While a large portion of the live Snowden interview dealt with technical security issues, the political aspect of the NSA’s spying was also of utmost importance. The first topic that Wizner brought up was Snowden’s decision to make an appearance at SXSW rather than in front of government officials in Washington D.C. He responded by saying that tech enthusiasts are the people who are actually going to fix the problem and protect the Internet.
"The tech community are the ones who could help fix this situation, more than people in Washington," Snowden said. "There's a tech response needed. It's the makers, thinkers, and the dev community who can help make sure we're safe."
Members of the tech community are not just individuals but rather companies like Google, Facebook, and Yahoo, some of which are already beginning to change the way that user is protected in light of the Snowden revelations from 2013. Encryption is one of the few suggestions that Snowden provided in numerous answers during the talk. The steps that are finally being taken by Internet-based companies suggest that people have finally realized that they cannot be passive when dealing with privacy and security.
In the Public Interest
After the interview portion of Snowden’s appearance, some members of the public were able to ask selected questions. Tim Berners-Lee, inventor of the World Wide Web, requested the “privilege” of asking the first question. Bringing up an important point, Berners-Lee asked how Snowden would like to see national security agencies governed.
Snowden said that he does not trust the U.S. Congress to be in charge of monitoring the surveillance activities of the NSA and other organizations.

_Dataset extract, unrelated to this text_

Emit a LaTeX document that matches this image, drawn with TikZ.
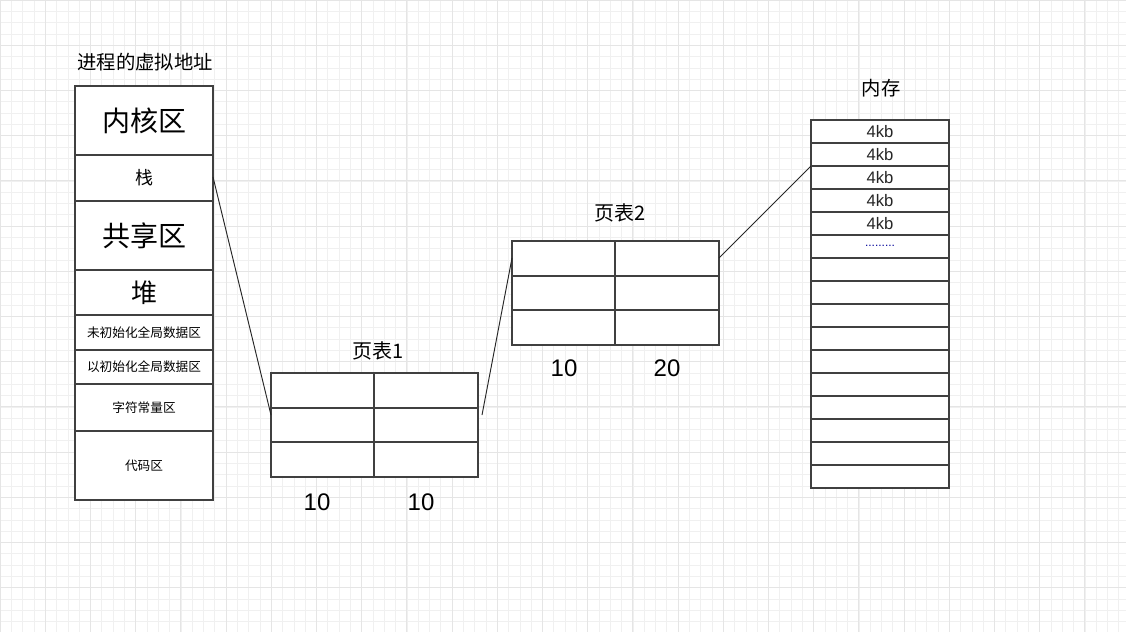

Instead, he called for “public oversight," stating that “we need a watchdog that watches Congress.” Not only would Snowden like to see a watchdog appointed to monitor Congress but he would want such an organization that can also advocate for U.S. citizens and influence decisions.
Closing out the hour-long talk, Snowden received a standing ovation from the people at SXSW. Whether or not he will continue to make public appearances like this has yet to be seen, though speaking at SXSW appears to have been a good decision.